Noman Ali

Personal information
- Born: 7 October 1986 (age 39) Khipro, Sindh, Pakistan
- Height: 6 ft (183 cm)
- Batting: Left-handed
- Bowling: Slow left-arm orthodox
- Role: Bowler
- Relations: Rizwan Ahmed (uncle)

International information
- National side: Pakistan (2021–present);
- Test debut (cap 243): 26 January 2021 v South Africa
- Last Test: 8 May 2026 v Bangladesh

Domestic team information
- 2007: Hyderabad
- 2012–2018: Khan Research Laboratories
- 2019: Multan Sultans
- 2019–2023: Northern
- 2023/24–present: Karachi Whites
- 2026: Lancashire

Career statistics
| Competition | Test | FC | LA | T20 |
| Matches | 22 | 140 | 99 | 52 |
| Runs scored | 391 | 3,320 | 855 | 207 |
| Batting average | 14.48 | 18.75 | 14.49 | 8.62 |
| 100s/50s | 0/1 | 1/14 | 0/4 | 0/0 |
| Top score | 97 | 103* | 74 | 26* |
| Balls bowled | 4,906 | 26,939 | 5,148 | 1,160 |
| Wickets | 101 | 506 | 127 | 45 |
| Bowling average | 25.08 | 25.74 | 29.41 | 30.82 |
| 5 wickets in innings | 9 | 37 | 1 | 0 |
| 10 wickets in match | 3 | 10 | 0 | 0 |
| Best bowling | 8/46 | 8/46 | 5/10 | 3/31 |
| Catches/stumpings | 2/– | 42/– | 27/– | 12/– |
- Source: ESPNcricinfo, 27 September 2026

= Noman Ali =

Pakistani cricketer

Noman Ali (born 7 October 1986) is a Pakistani cricket left-arm orthodox spin bowler. As of June 2026, he has taken 101 career wickets in 22 Test matches for the Pakistan national team.

==Early life and family==
Noman Ali was born in Khipro, a small city in a subdivision of the Sanghar District, Sindh to a Punjabi family having roots in Attock District. His uncle, Rizwan Ahmed, who also played internationally for Pakistan, was crucial in the development of Noman as a cricketer.

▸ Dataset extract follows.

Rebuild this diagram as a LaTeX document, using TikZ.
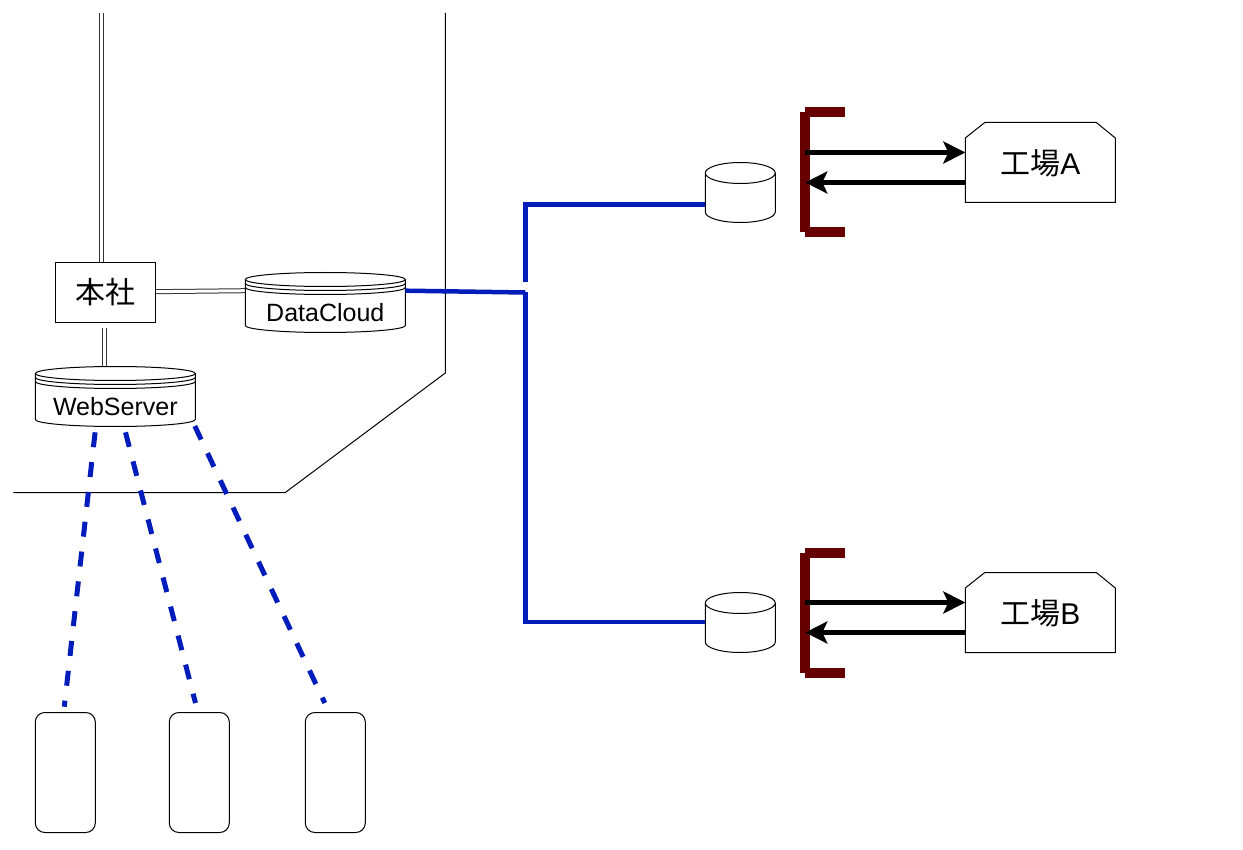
\documentclass[tikz,border=0pt]{standalone}
\usepackage{fontspec}
\setmainfont{Liberation Sans}
\newfontfamily\cjkfont{Noto Sans CJK JP}
\usetikzlibrary{arrows.meta}
\definecolor{linkblue}{HTML}{001DBC}
\definecolor{brk}{HTML}{660000}
\tikzset{
  thin line/.style={draw=black,line width=1pt},
  box/.style={thin line,fill=white,minimum width=100pt,minimum height=60pt,inner sep=0pt,font=\fontsize{30}{34}\selectfont\cjkfont},
  anchorbox/.style={inner sep=0pt,outer sep=0pt,font=\fontsize{25}{29}\selectfont},
  dbl/.style={draw=black!80,line width=1pt,double=white,double distance=3pt},
  bluelink/.style={draw=linkblue,line width=4.5pt},
  bluedash/.style={draw=linkblue,line width=5pt,dash pattern=on 15pt off 15pt},
  bracketbar/.style={draw=brk,line width=10pt},
  flow/.style={draw=black,line width=5pt,-{Stealth[length=22pt,width=22pt,inset=5pt]}},
  phone/.style={thin line,fill=white,rounded corners=9.5pt,minimum width=60pt,minimum height=120pt,inner sep=0pt},
}
\newcommand{\cylshape}[9]{%
  \pgfmathsetmacro{\xr}{#2+#4}\pgfmathsetmacro{\xm}{#2+#4/2}
  \pgfmathsetmacro{\yc}{#3+#6}\pgfmathsetmacro{\ybs}{#3+#5-#6}
  \pgfmathsetmacro{\rxx}{#4/2}
  \filldraw[thin line,fill=white] (#2,\yc) arc[start angle=180,end angle=360,x radius=\rxx,y radius=#6]
     -- (\xr,\ybs) arc[start angle=0,end angle=180,x radius=\rxx,y radius=#6] -- cycle;
  \draw[thin line] (#2,\yc) arc[start angle=180,end angle=0,x radius=\rxx,y radius=#6];
  \foreach \k in {1,...,#7}{
    \pgfmathsetmacro{\yk}{\yc+4*\k}
    \draw[thin line] (#2,\yk) arc[start angle=180,end angle=0,x radius=\rxx,y radius=#6];
  }
  \node[anchorbox,minimum width=#4 pt,minimum height=#5 pt] (#1) at (\xm,{#3+#5/2}) {};
  \node[anchorbox] (#1text) at (\xm,#9) {#8};
}
\newcommand{\plaincyl}[3]{%
  \pgfmathsetmacro{\yc}{#3+10.5}\pgfmathsetmacro{\ybs}{#3+49.5}
  \filldraw[thin line,fill=white] (#2,\yc) arc[start angle=180,end angle=360,x radius=35,y radius=10.5]
     -- (#2+70,\ybs) arc[start angle=0,end angle=180,x radius=35,y radius=10.5] -- cycle;
  \draw[thin line] (#2,\yc) arc[start angle=180,end angle=0,x radius=35,y radius=10.5];
  \node[anchorbox,minimum width=70pt,minimum height=60pt] (#1) at (#2+35,#3+30) {};
}
\begin{document}
\begin{tikzpicture}[x=1pt,y=-1pt]
\useasboundingbox (0,0) rectangle (1243,850);
\fill[white] (0,0) rectangle (1243,850);
\begin{scope}[shift={(0.3,0.5)}]

\coordinate (ba) at (445,12.5);
\coordinate (bb) at (445,372.5);
\coordinate (bc) at (285,492);
\coordinate (bd) at (13,492);
\draw[thin line,line join=miter] (ba) -- (bb) -- (bc) -- (bd);

\coordinate (uplinktop) at (101,12.5);
\coordinate (hqtop) at (101,262);
\coordinate (hqbelow) at (104.5,328);
\coordinate (wstop) at (104.5,367);
\coordinate (hqright) at (155,291.2);
\coordinate (dcleft) at (245,290.2);
\coordinate (dcright) at (405,290.2);
\coordinate (junction) at (525,292);
\coordinate (upperstart) at (525,281.5);
\coordinate (upperbend) at (525,204);
\coordinate (lowerbend) at (525,621.5);
\coordinate (cylAleft) at (705,204);
\coordinate (cylBleft) at (705,621.5);

\draw[dbl] (uplinktop) -- (hqtop);
\draw[dbl] (hqbelow) -- (wstop);
\draw[dbl] (hqright) -- (dcleft);

\node[box] (hq) at (105,292) {本社};
\cylshape{dc}{245}{272}{160}{60}{7}{2}{DataCloud}{312.5}
\cylshape{ws}{35}{366}{160}{60}{7}{2}{WebServer}{406.5}
\plaincyl{cylA}{705}{162}
\plaincyl{cylB}{705}{592}

\draw[bluelink,line join=miter] (dcright) -- (junction);
\draw[bluelink,line join=miter] (junction) -- (lowerbend) -- (cylBleft);
\draw[bluelink,line join=miter] (upperstart) -- (upperbend) -- (cylAleft);

\node[phone] (p1) at (65,772) {};
\node[phone] (p2) at (199,772) {};
\node[phone] (p3) at (335,772) {};
\coordinate (w1) at (94.8,431.8);
\coordinate (w2) at (125.2,431.8);
\coordinate (w3) at (194.5,425.5);
\coordinate (p1t) at (64,706.2);
\coordinate (p2t) at (195.2,702.5);
\coordinate (p3t) at (324.5,702.5);
\draw[bluedash] (w1) -- (p1t);
\draw[bluedash] (w2) -- (p2t);
\draw[bluedash] (w3) -- (p3t);

\foreach \nm/\yy/\lbl in {A/122/A,B/572/B}{
  \node[inner sep=0pt,minimum width=150pt,minimum height=80pt] (f\nm) at (1040,\yy+40) {};
  \filldraw[thin line,fill=white] (965,\yy+15.5) -- (984.5,\yy) -- (1096,\yy) -- (1115,\yy+15.5) -- (1115,\yy+80) -- (965,\yy+80) -- cycle;
  \node[inner sep=0pt,font=\fontsize{30}{34}\selectfont] (t\nm) at (1040,\yy+40.5) {{\cjkfont 工場}\lbl};
}

\foreach \nm/\yy/\ya in {A/112/152,B/552/602}{
  \coordinate (br\nm a) at (845,\yy);
  \coordinate (br\nm b) at (805,\yy);
  \coordinate (br\nm c) at (805,\yy+120);
  \coordinate (br\nm d) at (845,\yy+120);
  \draw[bracketbar] (br\nm a) -- (br\nm b);
  \draw[bracketbar] (br\nm b) -- (br\nm c);
  \draw[bracketbar] (br\nm c) -- (br\nm d);
  \coordinate (out\nm) at (805,\ya);
  \coordinate (in\nm) at (965,\ya);
  \coordinate (back\nm) at (965,\ya+30);
  \coordinate (home\nm) at (805,\ya+30);
  \draw[flow] (out\nm) -- (in\nm);
  \draw[flow] (back\nm) -- (home\nm);
}
\end{scope}
\end{tikzpicture}
\end{document}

He holds a bachelor's in commerce from Latifabad.

== Domestic career ==
He was the leading wicket-taker for Khan Research Laboratories (KRL) in the 2018–19 Quaid-e-Azam One Day Cup, with seventeen dismissals in nine matches. He was also the leading wicket-taker for KRL in the 2018–19 Quaid-e-Azam Trophy, with 43 dismissals in eight matches. In March 2019, he was named in Sindh's squad for the 2019 Pakistan Cup.

In September 2019, he was named in Northern's squad for the 2019–20 Quaid-e-Azam Trophy tournament. He was the leading wicket-taker in the tournament, with 54 dismissals in ten matches. In January 2021, he was named in Northern's squad for the 2020–21 Pakistan Cup.

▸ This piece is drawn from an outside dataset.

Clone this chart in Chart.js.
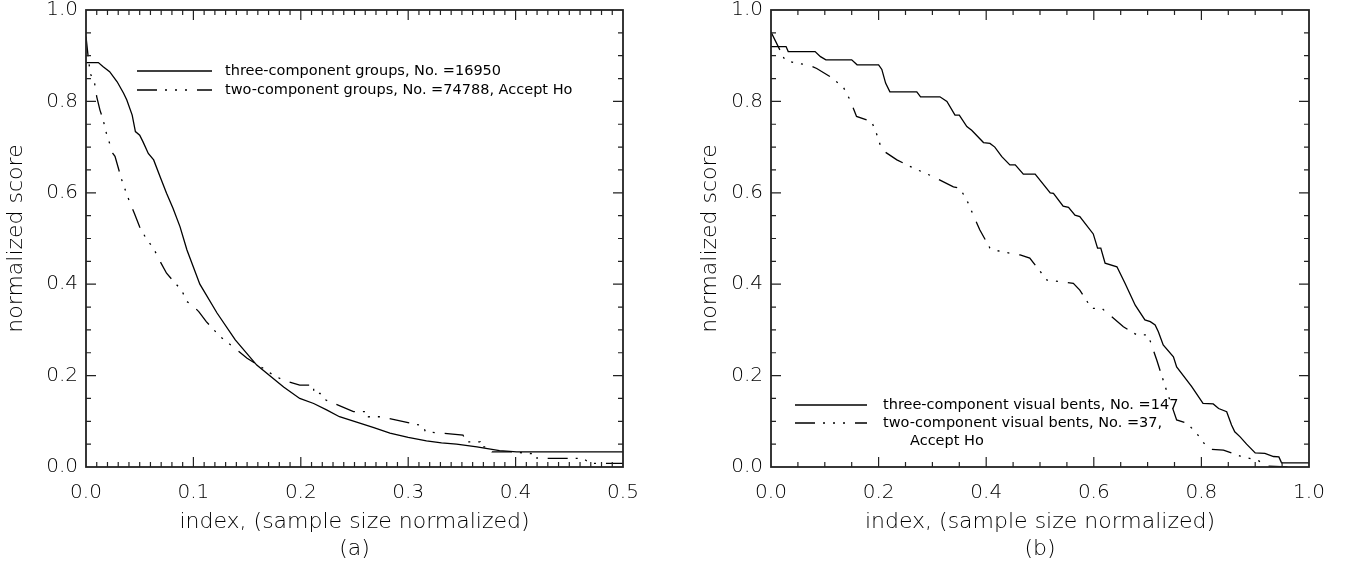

== International career ==
In January 2021, he was named in Pakistan's Test squad for their series against South Africa. He made his Test debut for Pakistan, against South Africa, on 26 January 2021. This made him the fourth oldest Test debutant for Pakistan. He took his first wicket in international cricket, that of South Africa captain Quinton de Kock, on 26 January 2021. In the second innings, he took 5 for 35, to become the 12th bowler for Pakistan to take a five-wicket haul on debut in Test cricket.

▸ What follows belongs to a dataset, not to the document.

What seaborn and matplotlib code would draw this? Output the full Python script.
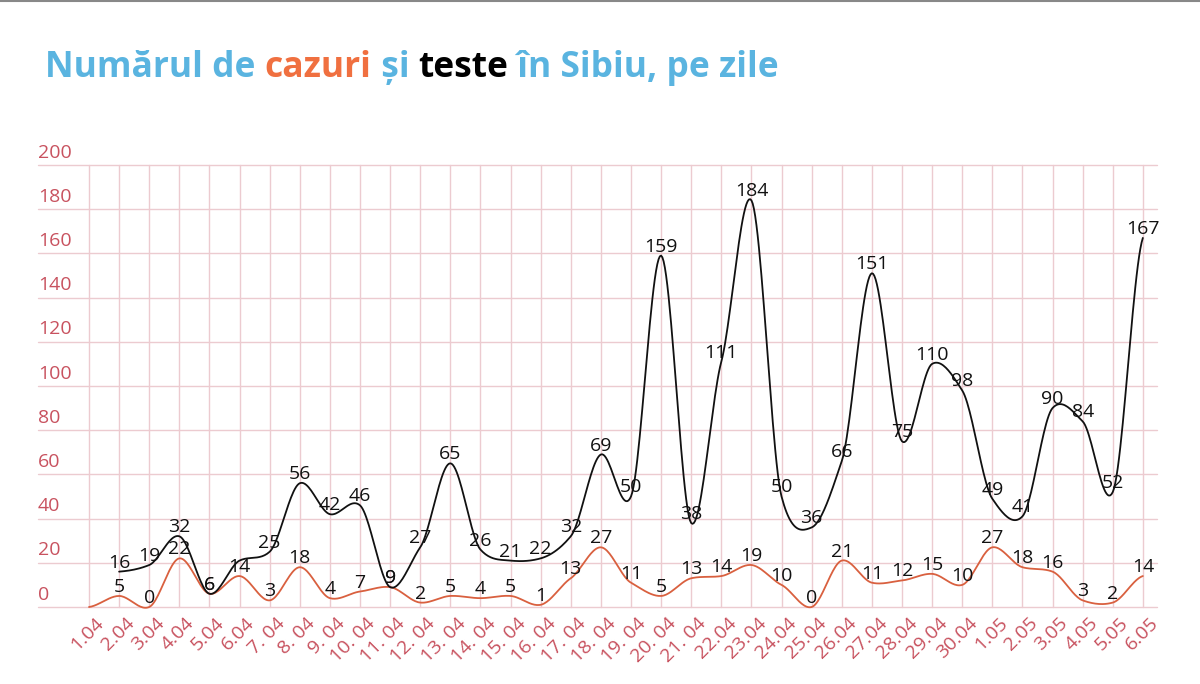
import numpy as np
import pandas as pd
import seaborn as sns
import matplotlib.pyplot as plt
import matplotlib.transforms as mtransforms
from matplotlib.lines import Line2D

sns.set_style("white")
plt.rcParams["font.family"] = ["Open Sans", "DejaVu Sans"]

days = [
    "1.04", "2.04", "3.04", "4.04", "5.04", "6.04", "7. 04", "8. 04", "9. 04",
    "10. 04", "11. 04", "12. 04", "13. 04", "14. 04", "15. 04", "16. 04",
    "17. 04", "18. 04", "19. 04", "20. 04", "21. 04", "22.04", "23.04",
    "24.04", "25.04", "26.04", "27.04", "28.04", "29.04", "30.04",
    "1.05", "2.05", "3.05", "4.05", "5.05", "6.05",
]
cazuri = [0, 5, 0, 22, 6, 14, 3, 18, 4, 7, 9, 2, 5, 4, 5, 1, 13, 27, 11, 5,
          13, 14, 19, 10, 0, 21, 11, 12, 15, 10, 27, 18, 16, 3, 2, 14]
teste = [np.nan, 16, 19, 32, 6, 21, 25, 56, 42, 46, 9, 27, 65, 26, 21, 22, 32,
         69, 50, 159, 38, 111, 184, 50, 36, 66, 151, 75, 110, 98, 49, 41, 90,
         84, 52, 167]
# points shown without a value label in the reference
no_label_cazuri = [0]
no_label_teste = [5]

COL_CAZ = "#d9603f"
COL_TST = "#111111"
COL_TICK = "#c8525f"
COL_GRID = "#eccbd0"


def smooth(xs, ys, n=24, k=0.35):
    # cardinal (hermite) curve through the given points, k = tangent scale
    xs = np.asarray(xs, float)
    ys = np.asarray(ys, float)
    m = np.zeros_like(ys)
    m[1:-1] = k * (ys[2:] - ys[:-2])
    m[0] = k * (ys[1] - ys[0])
    m[-1] = k * (ys[-1] - ys[-2])
    t = np.linspace(0, 1, n, endpoint=False)
    h00 = 2 * t ** 3 - 3 * t ** 2 + 1
    h10 = t ** 3 - 2 * t ** 2 + t
    h01 = -2 * t ** 3 + 3 * t ** 2
    h11 = t ** 3 - t ** 2
    out_x, out_y = [], []
    for i in range(len(xs) - 1):
        out_x.extend(xs[i] + t * (xs[i + 1] - xs[i]))
        out_y.extend(h00 * ys[i] + h10 * m[i] + h01 * ys[i + 1] + h11 * m[i + 1])
    out_x.append(xs[-1])
    out_y.append(ys[-1])
    return np.array(out_x), np.array(out_y)


df = pd.DataFrame({"zi": days, "cazuri": cazuri, "teste": teste})
df["pos"] = np.arange(len(df))

fig = plt.figure(figsize=(12, 6.84), dpi=100)
ax = fig.add_axes([38 / 1200, 77 / 684, 1119 / 1200, 442 / 684])

sx, sy = smooth(df["pos"], df["cazuri"])
sns.lineplot(x=sx, y=sy, ax=ax, color=COL_CAZ, lw=1.3, sort=False, zorder=3)
tst = df.dropna(subset=["teste"])
tx, ty = smooth(tst["pos"], tst["teste"])
sns.lineplot(x=tx, y=ty, ax=ax, color=COL_TST, lw=1.3, sort=False, zorder=4)

for i, row in df.iterrows():
    if i not in no_label_cazuri:
        ax.annotate(str(int(row["cazuri"])), (row["pos"], row["cazuri"]),
                    ha="center", va="bottom", fontsize=14, color="#111111",
                    zorder=5)
    if not np.isnan(row["teste"]) and i not in no_label_teste:
        ax.annotate(str(int(row["teste"])), (row["pos"], row["teste"]),
                    ha="center", va="bottom", fontsize=14, color="#111111",
                    zorder=5)

x0 = (38 - 89) / 30.11
x1 = (1157 - 89) / 30.11
ax.set_xlim(x0, x1)
ax.set_ylim(0, 200)

for yv in range(0, 201, 20):
    ax.axhline(yv, color=COL_GRID, lw=1, zorder=1)
    ax.text(x0, yv + 1.5, str(yv), ha="left", va="bottom", fontsize=14,
            color=COL_TICK)
for p in df["pos"]:
    ax.axvline(p, color=COL_GRID, lw=1, zorder=1)

ax.set_xticks(df["pos"])
ax.set_xticklabels(df["zi"], rotation=45, ha="right", va="top",
                   rotation_mode="anchor", fontsize=14, color=COL_TICK)
ax.tick_params(axis="x", length=0, pad=5)
shift = mtransforms.ScaledTranslation(6 / 100, 0, fig.dpi_scale_trans)
for lab in ax.get_xticklabels():
    lab.set_transform(lab.get_transform() + shift)
ax.set_yticks([])
for s in ax.spines.values():
    s.set_visible(False)
for line in ax.lines:
    line.set_clip_on(False)

# title with coloured words
parts = [("Numărul de ", "#5ab4e0"), ("cazuri", "#f07040"), (" și ", "#5ab4e0"),
         ("teste", "#000000"), (" în Sibiu, pe zile", "#5ab4e0")]
fig.canvas.draw()
renderer = fig.canvas.get_renderer()
xpos = 45 / 1200
for txt, col in parts:
    t = fig.text(xpos, 1 - 77 / 684, txt, fontsize=25.5, fontweight="bold",
                 color=col, ha="left", va="baseline")
    bb = t.get_window_extent(renderer)
    xpos += bb.width / fig.bbox.width

fig.add_artist(Line2D([0, 1], [0.999, 0.999], color="#888888", lw=1.5))

fig.savefig("out.png", dpi=100)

In March 2021, he was picked for his first overseas series, against Zimbabwe. In the second Test, Noman scored 97 runs in a 169-run partnership with Abid Ali.

In October 2024, Noman was named in Pakistan's squad for the second and third tests in the series against England. In the second Test, Noman finished with career-best test match figures of 8 for 46 in the second innings and 11 for 147 in the match.

On 25th January 2025, Noman Ali became the first Pakistani spinner to take a men's Test hattrick against the West Indies in the second Test on their tour of Pakistan. However, Pakistan failed to capitalise on his brilliance in the first innings as West Indies number 9 Gudakesh Motie scored his maiden Test match half-century, along with Kemar Roach and Jomel Warrican as the trio combined to score 109 runs off the last 2 wickets.

In October 2025, during the first Test of the home series against South Africa, Noman Ali claimed his third career ten-wicket haul in Tests and setting Pakistan firmly on course for victory. By lunch on the final day, South Africa were four wickets down with 139 runs still required. Noman's performance earned him the Player of the Match award.

In May 2026 on the tour to Bangladesh, Ali took his 100th wicket in Test Cricket, and also became the oldest player to do so, breaking a record that stood for 130 years.